**Exercise task**
Extract the lines of the material below, beginning with the first and ending with the line that holds "const sourceText = 'Annals". Skip every picture.

**Material**
========

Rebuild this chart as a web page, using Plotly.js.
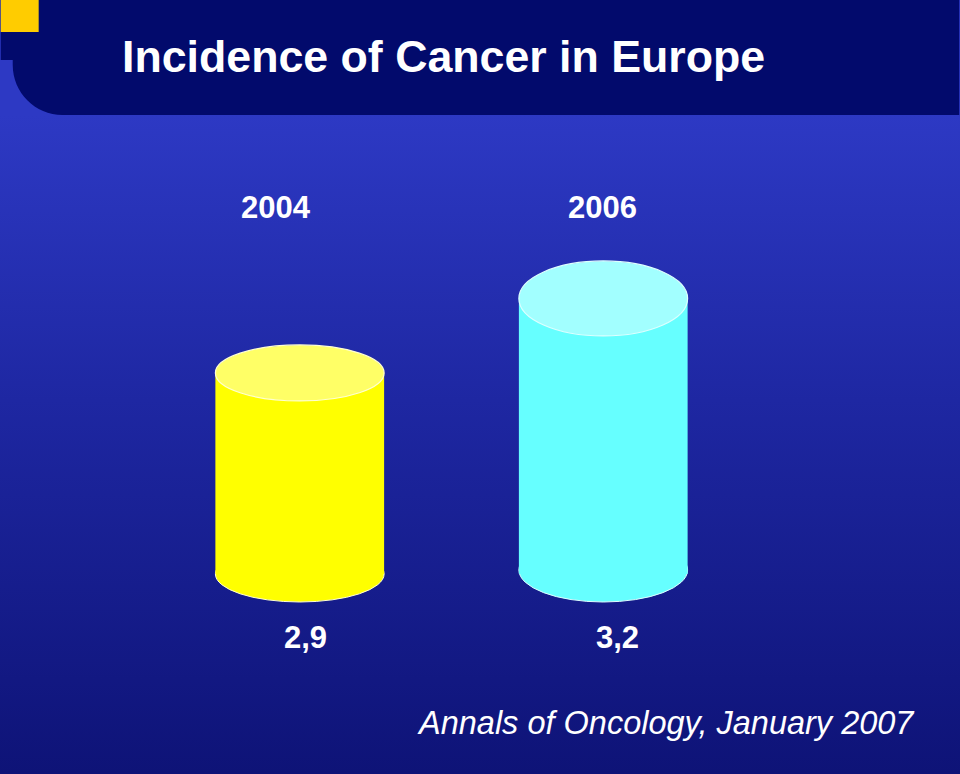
<!DOCTYPE html>
<html><head><meta charset="utf-8">
<script src="https://cdn.plot.ly/plotly-3.0.1.min.js"></script>
<style>
html,body{margin:0;padding:0;background:#0F1479;}
#chart{width:960px;height:774px;background:linear-gradient(to bottom,#2D39C4 0px,#2D39C4 115px,#1E27A2 400px,#0E1377 774px);}
</style></head><body><div id="chart"></div>
<script>
// ---- data ----
const categories = ['2004', '2006'];
const values = [2.9, 3.2];
const titleText = 'Incidence of Cancer in Europe';
const sourceText = 'Annals of Oncology, January 2007';

// ---- styling / layout config ----
const W = 960, H = 774;
const M = {l: 147.5, r: 204.5, t: 200, b: 200};
const PW = W - M.l - M.r, PH = H - M.t - M.b;
const yRange = [2.085, 2.085 + PH / 246.67];
const barWidth = 0.556;
const bodyColors = ['#FFFF00', '#66FFFF'];
const topColors = ['#FFFF66', '#A2FFFF'];
const rimColors = ['#FFFFD0', '#DDFFFF'];
const topRy = [[-28, 28], [-37, 38]];      // pixel offsets of top ellipse around value
const bottomRy = [[-28, 28], [-28, 36]];   // pixel offsets of bottom ellipse around axis base
const catShift = [-24, -1];
const valShift = [6, 14];
const font = 'Liberation Sans, Arial, Helvetica, sans-serif';

const px = x => (x - M.l) / PW;
const py = y => (H - M.b - y) / PH;

const shapes = [];
// header band
const k = 0.5523, R = 50;
const d = `M ${px(0)},${py(0)} L ${px(W)},${py(0)} L ${px(W)},${py(115)} L ${px(12 + R)},${py(115)} ` +
  `C ${px(12 + R - R * k)},${py(115)} ${px(12)},${py(115 - R + R * k)} ${px(12)},${py(115 - R)} ` +
  `L ${px(12)},${py(60)} L ${px(0)},${py(60)} Z`;
shapes.push({type: 'path', xref: 'paper', yref: 'paper', path: d, fillcolor: '#020A6C', line: {width: 0}, layer: 'below'});
shapes.push({type: 'rect', xref: 'paper', yref: 'paper', x0: px(0), x1: px(38), y0: py(0), y1: py(32),
  fillcolor: '#FFCC00', line: {width: 0}, layer: 'below'});

categories.forEach((c, i) => {
  // bottom ellipse (behind body)
  shapes.push({type: 'circle', xref: 'x', yref: 'paper', ysizemode: 'pixel', yanchor: 0,
    x0: i - barWidth / 2, x1: i + barWidth / 2, y0: bottomRy[i][0], y1: bottomRy[i][1],
    fillcolor: bodyColors[i], line: {color: rimColors[i], width: 1}, layer: 'below'});
  // top ellipse (above body)
  shapes.push({type: 'circle', xref: 'x', yref: 'y', ysizemode: 'pixel', yanchor: values[i],
    x0: i - barWidth / 2, x1: i + barWidth / 2, y0: topRy[i][0], y1: topRy[i][1],
    fillcolor: topColors[i], line: {color: rimColors[i], width: 1.2}, layer: 'above'});
});

const annotations = [];
categories.forEach((c, i) => {
  annotations.push({text: '<b>' + c + '</b>', xref: 'x', x: i, xshift: catShift[i], yref: 'paper', y: py(207),
    yanchor: 'middle', showarrow: false, font: {family: font, size: 31, color: '#FFFFFF'}});
  annotations.push({text: '<b>' + values[i].toFixed(1).replace('.', ',') + '</b>', xref: 'x', x: i, xshift: valShift[i],
    yref: 'paper', y: py(637), yanchor: 'middle', showarrow: false, font: {family: font, size: 31, color: '#FFFFFF'}});
});
annotations.push({text: '<i>' + sourceText + '</i>', xref: 'paper', x: px(415), xanchor: 'left', yref: 'paper', y: py(723),
  yanchor: 'middle', showarrow: false, font: {family: font, size: 32.5, color: '#FFFFFF'}});

const trace = {
  type: 'bar', x: categories, y: values, width: barWidth,
  marker: {color: bodyColors, line: {width: 0}}, hoverinfo: 'skip'
};

const layout = {
  width: W, height: H, margin: M,
  paper_bgcolor: 'rgba(0,0,0,0)', plot_bgcolor: 'rgba(0,0,0,0)',
  showlegend: false,
  title: {text: '<b>' + titleText + '</b>', xref: 'container', x: 122 / W, xanchor: 'left',
    yref: 'container', y: 1 - 56 / H, yanchor: 'middle',
    font: {family: font, size: 44.7, color: '#FFFFFF'}},
  xaxis: {type: 'category', range: [-0.5, 1.5], visible: false, fixedrange: true},
  yaxis: {range: yRange, visible: false, fixedrange: true},
  shapes: shapes, annotations: annotations
};

Plotly.newPlot('chart', [trace], layout, {displayModeBar: false, staticPlot: true});
</script></body></html>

========

**Written solution**
Rebuild this chart as a web page, using Plotly.js.
<!DOCTYPE html>
<html><head><meta charset="utf-8">
<script src="https://cdn.plot.ly/plotly-3.0.1.min.js"></script>
<style>
html,body{margin:0;padding:0;background:#0F1479;}
#chart{width:960px;height:774px;background:linear-gradient(to bottom,#2D39C4 0px,#2D39C4 115px,#1E27A2 400px,#0E1377 774px);}
</style></head><body><div id="chart"></div>
<script>
// ---- data ----
const categories = ['2004', '2006'];
const values = [2.9, 3.2];
const titleText = 'Incidence of Cancer in Europe';
const sourceText = 'Annals of Oncology, January 2007';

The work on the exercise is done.